Schreiner was endorsed by the Los Angeles Times and the MetNews.

•Alicia Molina, an immigration lawyer designated as “Domestic Violence Attorney” on the ballot, and Deputy District Attorney Efrian Matthew Aceves will apparently do battle in the general election, although there is some chance that could change once all of the ballots have been counted.

Aceves finished more than 21,000 votes ahead of Superior Court Commissioner Cyndy Zuzga, who had the Times and MetNews endorsements, with sole practitioner Michael Ribons a distant fourth. Officials said yesterday that about 570,000 ballots remained to be counted.
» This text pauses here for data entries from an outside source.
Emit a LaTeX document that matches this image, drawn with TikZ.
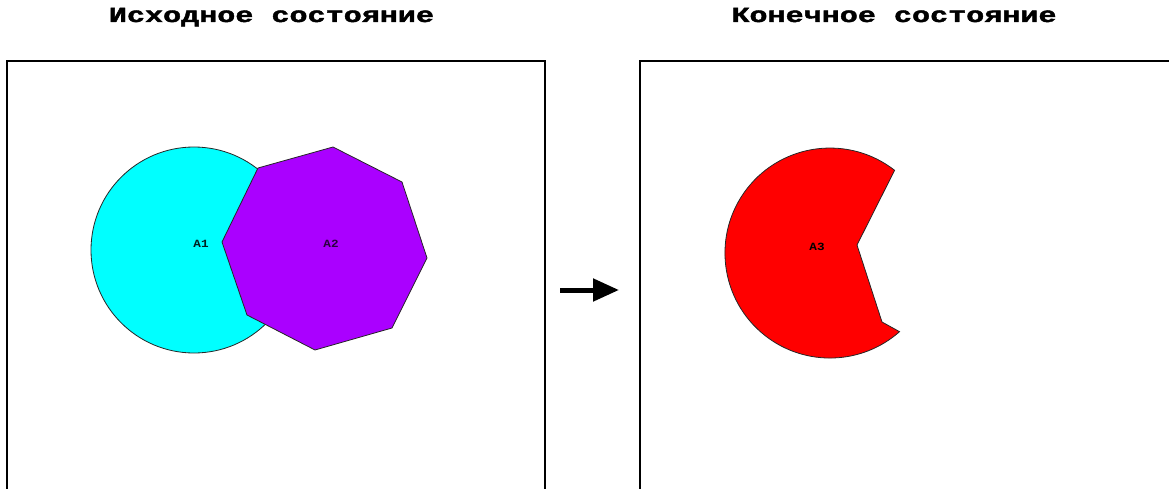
\documentclass[tikz,border=0pt]{standalone}
\usepackage{fontspec}
\setmonofont{Liberation Mono}
\newfontfamily\titlefont[FakeStretch=1.4,FakeBold=2]{Liberation Mono Bold}
\newfontfamily\labelfont[FakeStretch=1.15]{Liberation Mono Bold}
\usetikzlibrary{arrows.meta}
\definecolor{acyan}{RGB}{0,255,255}
\definecolor{apurple}{RGB}{170,0,255}
\definecolor{ared}{RGB}{255,0,0}
\begin{document}
\begin{tikzpicture}[x=1pt,y=1pt,
  frame/.style={draw=black,line width=2pt},
  shapeline/.style={draw=black!85,line width=0.8pt},
  title/.style={font=\titlefont\fontsize{21.5}{26}\selectfont,anchor=base,inner sep=0pt},
  lbl/.style={font=\labelfont\fontsize{11}{12}\selectfont,inner sep=0pt}]
\useasboundingbox (0,0) rectangle (1169,488);
\begin{scope}
\clip (0,0) rectangle (1169,488);
% frames
\draw[frame] (7,-10) -- (7,427) -- (545,427) -- (545,-10);
\draw[frame] (640,-10) -- (640,427) -- (1180,427);
% initial state
\path[shapeline,fill=acyan] (194,238) circle[radius=103];
\path[shapeline,fill=apurple] (333,341) -- (402,306) -- (427,230) -- (392,160) -- (315,138) -- (247,173) -- (222,246) -- (258,320) -- cycle;
\node[lbl,text=black!75!teal] (a1) at (201,244.5) {A1};
\node[lbl,text=black!75!apurple] (a2) at (331,244.5) {A2};
% final state
\path[shapeline,fill=ared] (894.6,317.7) arc[start angle=52,end angle=311.5,radius=105] -- (882,166) -- (857,243) -- cycle;
\node[lbl] (a3) at (817,241) {A3};
\end{scope}
% titles
\node[title] (t1) at (271.5,466) {Исходное состояние};
\node[title] (t2) at (894,466) {Конечное состояние};
% arrow
\coordinate (arrS) at (560,198);
\coordinate (arrE) at (619,198);
\draw[line width=5pt,-{Triangle[length=26pt,width=22pt]}] (arrS) -- (arrE);
\end{tikzpicture}
\end{document}
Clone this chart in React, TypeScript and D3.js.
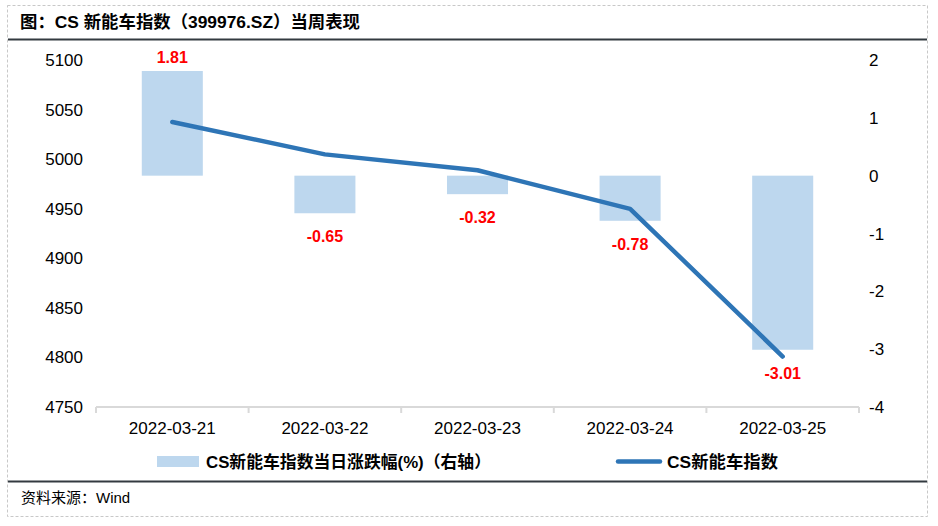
import React from "react";
import * as d3 from "d3";

const categories = ["2022-03-21", "2022-03-22", "2022-03-23", "2022-03-24", "2022-03-25"];
const pctChange = [1.81, -0.65, -0.32, -0.78, -3.01];
const indexValues = [5037.5, 5004.8, 4988.8, 4949.9, 4800.9];
const leftTicks = [4750, 4800, 4850, 4900, 4950, 5000, 5050, 5100];
const rightTicks = [-4, -3, -2, -1, 0, 1, 2];
const titleText = "图：CS 新能车指数（399976.SZ）当周表现";
const sourceText = "资料来源：Wind";
const barLegend = "CS新能车指数当日涨跌幅(%)（右轴）";
const lineLegend = "CS新能车指数";

const W = 938;
const H = 526;
const FONT = "'Liberation Sans', Arial, 'Noto Sans CJK SC', sans-serif";

export default function App() {
  const plotL = 96, plotR = 859, plotT = 60, plotB = 407;
  const x = d3.scaleBand<string>().domain(categories).range([plotL, plotR]).paddingInner(0).paddingOuter(0);
  const yL = d3.scaleLinear().domain([4750, 5100]).range([plotB, plotT]);
  const yR = d3.scaleLinear().domain([-4, 2]).range([plotB, plotT]);
  const bw = x.bandwidth() * 0.4;
  const line = d3
    .line<number>()
    .x((_, i) => (x(categories[i]) as number) + x.bandwidth() / 2)
    .y((d) => yL(d))
    .curve(d3.curveLinear);
  const boundaries = [...categories.map((c) => x(c) as number), plotR];

  return (
    <svg width={W} height={H} style={{ position: "absolute", left: 0, top: 0, background: "#fff" }} fontFamily={FONT}>
      <rect x={7.5} y={5.5} width={920} height={511} fill="#fff" stroke="#c8c8c8" strokeDasharray="3,2" />
      <text x={20} y={28} fontSize={17} fontWeight="bold" fill="#000" textLength={340} lengthAdjust="spacingAndGlyphs">{titleText}</text>
      <line x1={8} x2={927} y1={39.5} y2={39.5} stroke="#333a40" strokeWidth={2} />
      <line x1={8} x2={927} y1={481.5} y2={481.5} stroke="#333a40" strokeWidth={2} />
      <text x={21} y={503} fontSize={15} fill="#000">{sourceText}</text>

      {/* bars */}
      {pctChange.map((v, i) => {
        const cx = (x(categories[i]) as number) + x.bandwidth() / 2;
        const y0 = yR(0);
        const y1 = yR(v);
        return (
          <rect key={"b" + i} x={cx - bw / 2} y={Math.min(y0, y1)} width={bw} height={Math.abs(y1 - y0)} fill="#bdd7ee" />
        );
      })}

      {/* x axis */}
      <line x1={plotL} x2={plotR} y1={plotB} y2={plotB} stroke="#d9d9d9" strokeWidth={2} />
      {boundaries.map((b, i) => (
        <line key={"t" + i} x1={b} x2={b} y1={plotB} y2={plotB + 6} stroke="#d9d9d9" strokeWidth={2} />
      ))}
      {categories.map((c) => (
        <text key={c} x={(x(c) as number) + x.bandwidth() / 2} y={434} fontSize={17} textAnchor="middle" fill="#000">{c}</text>
      ))}

      {/* left axis labels */}
      {leftTicks.map((t) => (
        <text key={"l" + t} x={83} y={yL(t) + 6} fontSize={17} textAnchor="end" fill="#000">{t}</text>
      ))}
      {/* right axis labels */}
      {rightTicks.map((t) => (
        <text key={"r" + t} x={869} y={yR(t) + 6} fontSize={17} textAnchor="start" fill="#000">{t}</text>
      ))}

      {/* line */}
      <path d={line(indexValues) || ""} fill="none" stroke="#2e75b6" strokeWidth={4.5} strokeLinecap="round" strokeLinejoin="round" />

      {/* data labels */}
      {pctChange.map((v, i) => {
        const cx = (x(categories[i]) as number) + x.bandwidth() / 2;
        const ly = v >= 0 ? yR(v) - 7.5 : yR(v) + 29;
        return (
          <text key={"dl" + i} x={cx} y={ly} fontSize={16} fontWeight="bold" fill="#ff0000" textAnchor="middle">{v.toFixed(2)}</text>
        );
      })}

      {/* legend */}
      <rect x={157} y={456} width={42} height={11} fill="#bdd7ee" />
      <text x={206} y={468} fontSize={16.5} fontWeight="bold" fill="#000" textLength={285} lengthAdjust="spacingAndGlyphs">{barLegend}</text>
      <line x1={618} x2={660} y1={461.5} y2={461.5} stroke="#2e75b6" strokeWidth={4.5} strokeLinecap="round" />
      <text x={667} y={468} fontSize={16.5} fontWeight="bold" fill="#000" textLength={111} lengthAdjust="spacingAndGlyphs">{lineLegend}</text>
    </svg>
  );
}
Those include more than 240,000 provisional ballots, more than 125,000 vote-by-mail ballots received at the polls, and more than 204,000 ballots received Tuesday in the mail. The total will likely go higher, due to a new law that allows officials to count any ballot that was postmarked by 8 p.m. Tuesday and is received no later than tomorrow.
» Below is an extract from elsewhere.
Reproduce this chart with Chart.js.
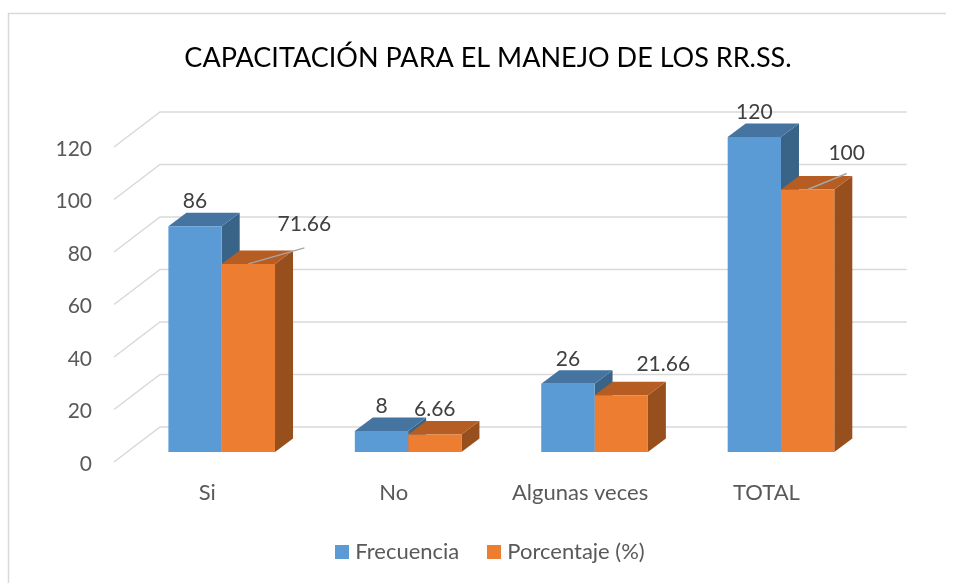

It is unknown how many of those ballots included votes for judicial candidates, and historically, votes counted late do not deliver results significantly different than those counted on election night.

Surprising Showing

Observers attributed Molina’s surprisingly strong showing—both Aceves and Zuzga outspent her considerably—to her ballot designation, and said she also benefited from her gender and Spanish surname.

Campaign consultant Fred Huebscher, who did not have a client in the race, said that once data becomes available, “it is likely we will discover that Latino turnout was much higher than usual.” The fact that Aceves came in second, and that Deputy District Attorney Fred Mesropi failed to make a runoff in another open seat contest, suggests that the ballot title used by the two—“Child Molestation Prosecutor”—wasn’t as valuable as in previous elections, the consultant added.

Huebscher also surmised that candidates who spent heavily on slate mail, like Aceves and Zuzga—may have gotten weaker-than-expected results because slate mail only went out to about half the county, while voters in other areas didn’t receive slates because those regions lacked high-intensity contests for other offices.

•Deputy District Attorneys Susan Jung Townsend and Javier Perez will oppose each other in November, after Deputy District Attorney Hubert S. Yun and business attorney Aaron J. Weissman, of the Century City firm of Novian & Novian, were eliminated. The Times and MetNews endorsed Townsend. 

•Deputy Attorney General Kim L. Nguyen and Deputy District Attorney David A. Berger advanced to the runoff, eliminating Mesropi, sole practitioner Naser Khoury, and Deputy City Attorney Onica Valle Cole. The Times and MetNews endorsed Berger.